*EXERCISE*. Data follows below. Repeat exactly the lines between the line holding "Generate a component" and the line holding "Chart.register(...registerables);", inclusive, and nothing more; drop pictures.

*TASK INPUT*.
_ _ _ _ _ _ _

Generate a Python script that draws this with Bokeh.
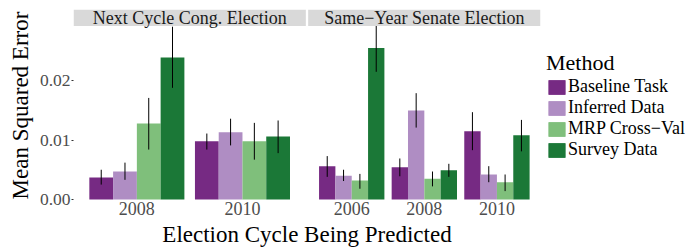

_ _ _ _ _ _ _

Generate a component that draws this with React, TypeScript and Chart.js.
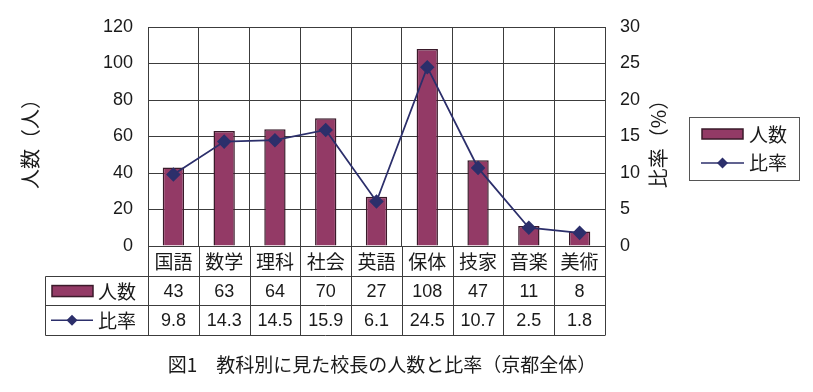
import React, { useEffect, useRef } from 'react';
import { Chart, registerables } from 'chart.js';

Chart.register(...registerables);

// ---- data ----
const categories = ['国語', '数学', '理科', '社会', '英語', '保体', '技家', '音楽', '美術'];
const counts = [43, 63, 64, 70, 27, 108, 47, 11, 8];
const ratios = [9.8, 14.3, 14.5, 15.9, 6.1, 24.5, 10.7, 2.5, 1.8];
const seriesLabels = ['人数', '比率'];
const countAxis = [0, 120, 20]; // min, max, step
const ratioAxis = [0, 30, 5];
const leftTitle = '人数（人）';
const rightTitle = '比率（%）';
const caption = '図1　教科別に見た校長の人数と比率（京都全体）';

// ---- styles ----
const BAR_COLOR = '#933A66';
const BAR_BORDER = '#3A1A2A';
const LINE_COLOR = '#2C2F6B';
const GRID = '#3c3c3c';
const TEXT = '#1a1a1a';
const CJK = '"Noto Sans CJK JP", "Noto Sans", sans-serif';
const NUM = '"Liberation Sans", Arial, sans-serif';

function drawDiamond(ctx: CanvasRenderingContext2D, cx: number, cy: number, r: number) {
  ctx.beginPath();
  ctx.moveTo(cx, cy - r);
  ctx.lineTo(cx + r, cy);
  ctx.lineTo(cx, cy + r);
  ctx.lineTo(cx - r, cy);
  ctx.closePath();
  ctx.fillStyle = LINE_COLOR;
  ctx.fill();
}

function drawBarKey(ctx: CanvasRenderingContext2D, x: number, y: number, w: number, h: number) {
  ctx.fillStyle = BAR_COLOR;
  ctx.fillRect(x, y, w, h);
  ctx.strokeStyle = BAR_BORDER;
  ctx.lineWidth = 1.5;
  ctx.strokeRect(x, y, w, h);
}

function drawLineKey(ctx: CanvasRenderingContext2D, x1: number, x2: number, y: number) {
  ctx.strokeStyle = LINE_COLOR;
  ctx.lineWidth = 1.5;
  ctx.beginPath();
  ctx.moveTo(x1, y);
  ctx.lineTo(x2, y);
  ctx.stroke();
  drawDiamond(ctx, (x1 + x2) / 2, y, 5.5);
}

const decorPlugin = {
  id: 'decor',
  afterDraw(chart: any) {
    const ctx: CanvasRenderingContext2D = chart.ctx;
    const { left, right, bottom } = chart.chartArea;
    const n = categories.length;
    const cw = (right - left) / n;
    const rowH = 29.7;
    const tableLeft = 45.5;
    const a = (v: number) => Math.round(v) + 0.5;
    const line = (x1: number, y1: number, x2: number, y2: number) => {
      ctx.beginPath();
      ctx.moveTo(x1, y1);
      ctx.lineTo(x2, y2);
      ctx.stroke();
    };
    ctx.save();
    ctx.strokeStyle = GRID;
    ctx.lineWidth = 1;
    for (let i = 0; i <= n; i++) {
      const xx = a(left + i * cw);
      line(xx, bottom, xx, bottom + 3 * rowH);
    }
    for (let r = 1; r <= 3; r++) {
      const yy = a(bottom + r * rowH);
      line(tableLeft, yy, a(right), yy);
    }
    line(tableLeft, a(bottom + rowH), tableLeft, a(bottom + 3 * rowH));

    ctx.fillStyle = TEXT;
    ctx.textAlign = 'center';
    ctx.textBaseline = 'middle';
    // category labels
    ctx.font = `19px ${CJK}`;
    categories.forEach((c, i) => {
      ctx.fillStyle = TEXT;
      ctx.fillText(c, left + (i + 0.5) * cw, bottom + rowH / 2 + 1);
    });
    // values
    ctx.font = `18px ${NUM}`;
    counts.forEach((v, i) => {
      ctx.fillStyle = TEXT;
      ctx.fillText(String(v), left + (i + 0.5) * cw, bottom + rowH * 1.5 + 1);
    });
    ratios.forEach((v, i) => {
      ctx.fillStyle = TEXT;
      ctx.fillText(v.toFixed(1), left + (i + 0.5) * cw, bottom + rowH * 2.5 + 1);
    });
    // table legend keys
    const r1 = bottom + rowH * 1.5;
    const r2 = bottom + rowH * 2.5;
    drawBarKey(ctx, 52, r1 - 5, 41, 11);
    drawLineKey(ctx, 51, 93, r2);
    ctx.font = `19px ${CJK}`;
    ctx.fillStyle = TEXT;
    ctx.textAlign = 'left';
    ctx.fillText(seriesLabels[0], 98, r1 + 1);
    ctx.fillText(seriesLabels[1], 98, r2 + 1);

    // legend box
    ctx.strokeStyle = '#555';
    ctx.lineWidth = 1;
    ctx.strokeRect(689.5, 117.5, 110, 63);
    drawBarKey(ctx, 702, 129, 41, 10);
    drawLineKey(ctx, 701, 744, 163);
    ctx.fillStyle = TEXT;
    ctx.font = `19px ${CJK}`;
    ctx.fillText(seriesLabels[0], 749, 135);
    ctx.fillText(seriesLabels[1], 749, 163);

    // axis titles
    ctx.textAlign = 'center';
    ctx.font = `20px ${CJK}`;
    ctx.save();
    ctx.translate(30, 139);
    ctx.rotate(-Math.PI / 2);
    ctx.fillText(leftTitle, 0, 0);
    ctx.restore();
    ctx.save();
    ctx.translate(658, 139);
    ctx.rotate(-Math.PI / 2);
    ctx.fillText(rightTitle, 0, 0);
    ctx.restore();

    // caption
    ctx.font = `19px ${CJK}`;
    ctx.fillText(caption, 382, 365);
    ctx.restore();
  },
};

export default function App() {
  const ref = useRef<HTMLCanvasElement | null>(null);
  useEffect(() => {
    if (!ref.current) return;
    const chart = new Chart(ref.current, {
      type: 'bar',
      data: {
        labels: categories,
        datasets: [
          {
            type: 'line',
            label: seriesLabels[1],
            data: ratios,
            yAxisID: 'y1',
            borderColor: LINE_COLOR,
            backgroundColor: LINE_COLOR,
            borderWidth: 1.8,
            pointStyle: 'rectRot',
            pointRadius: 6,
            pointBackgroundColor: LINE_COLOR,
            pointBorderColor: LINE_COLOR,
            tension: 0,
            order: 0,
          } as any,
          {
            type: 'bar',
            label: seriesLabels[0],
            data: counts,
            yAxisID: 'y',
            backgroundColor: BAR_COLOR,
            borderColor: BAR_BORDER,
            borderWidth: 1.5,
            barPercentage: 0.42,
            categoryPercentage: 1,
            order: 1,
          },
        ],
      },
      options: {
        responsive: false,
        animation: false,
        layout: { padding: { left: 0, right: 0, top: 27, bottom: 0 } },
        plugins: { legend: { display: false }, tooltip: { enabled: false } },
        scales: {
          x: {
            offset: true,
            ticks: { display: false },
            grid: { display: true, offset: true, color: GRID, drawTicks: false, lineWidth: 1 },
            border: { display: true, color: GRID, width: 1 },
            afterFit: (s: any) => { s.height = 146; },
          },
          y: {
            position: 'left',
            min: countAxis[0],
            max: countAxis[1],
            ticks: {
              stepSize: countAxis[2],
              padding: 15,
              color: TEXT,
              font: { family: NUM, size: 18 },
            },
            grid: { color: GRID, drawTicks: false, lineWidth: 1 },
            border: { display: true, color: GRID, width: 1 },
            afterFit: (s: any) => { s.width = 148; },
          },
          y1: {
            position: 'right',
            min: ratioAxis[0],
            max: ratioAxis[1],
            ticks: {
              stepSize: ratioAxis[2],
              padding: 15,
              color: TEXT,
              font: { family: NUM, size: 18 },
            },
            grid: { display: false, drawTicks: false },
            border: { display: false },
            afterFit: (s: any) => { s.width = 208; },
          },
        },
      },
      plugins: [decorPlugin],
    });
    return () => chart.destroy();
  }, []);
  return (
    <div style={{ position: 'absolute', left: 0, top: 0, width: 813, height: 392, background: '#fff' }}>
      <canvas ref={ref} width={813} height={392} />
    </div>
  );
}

_ _ _ _ _ _ _

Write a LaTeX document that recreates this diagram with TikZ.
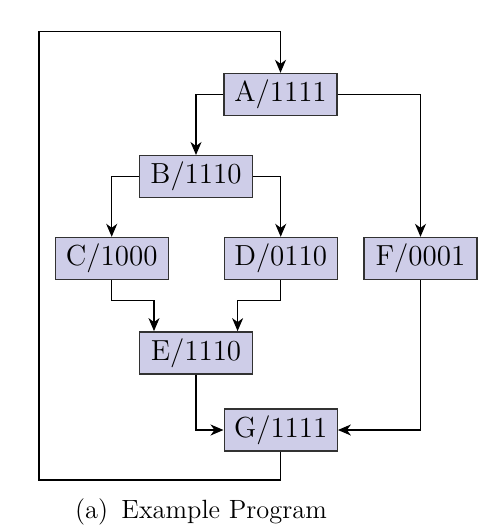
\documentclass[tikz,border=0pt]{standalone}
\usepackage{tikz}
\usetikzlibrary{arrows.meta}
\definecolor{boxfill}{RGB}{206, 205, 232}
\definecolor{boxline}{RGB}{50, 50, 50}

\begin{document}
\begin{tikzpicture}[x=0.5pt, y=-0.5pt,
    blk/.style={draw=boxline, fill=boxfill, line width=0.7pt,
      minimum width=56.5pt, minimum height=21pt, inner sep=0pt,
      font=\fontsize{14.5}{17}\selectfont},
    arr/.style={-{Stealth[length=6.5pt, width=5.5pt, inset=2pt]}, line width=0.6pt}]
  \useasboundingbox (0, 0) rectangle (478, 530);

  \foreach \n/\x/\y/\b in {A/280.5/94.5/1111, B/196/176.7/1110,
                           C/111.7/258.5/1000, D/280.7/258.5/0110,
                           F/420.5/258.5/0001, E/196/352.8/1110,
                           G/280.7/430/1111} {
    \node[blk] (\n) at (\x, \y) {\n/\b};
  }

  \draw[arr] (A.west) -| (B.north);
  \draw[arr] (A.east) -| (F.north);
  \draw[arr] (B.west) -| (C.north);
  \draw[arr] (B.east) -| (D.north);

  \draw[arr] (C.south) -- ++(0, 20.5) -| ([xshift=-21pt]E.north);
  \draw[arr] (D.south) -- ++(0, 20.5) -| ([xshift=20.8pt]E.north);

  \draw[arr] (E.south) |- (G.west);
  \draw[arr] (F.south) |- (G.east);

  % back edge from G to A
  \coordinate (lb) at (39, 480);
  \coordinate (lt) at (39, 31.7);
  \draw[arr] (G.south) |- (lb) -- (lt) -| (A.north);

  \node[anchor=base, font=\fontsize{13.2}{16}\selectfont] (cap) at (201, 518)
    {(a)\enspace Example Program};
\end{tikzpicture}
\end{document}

_ _ _ _ _ _ _

*FULL OUTPUT*.
Generate a component that draws this with React, TypeScript and Chart.js.
import React, { useEffect, useRef } from 'react';
import { Chart, registerables } from 'chart.js';

Chart.register(...registerables);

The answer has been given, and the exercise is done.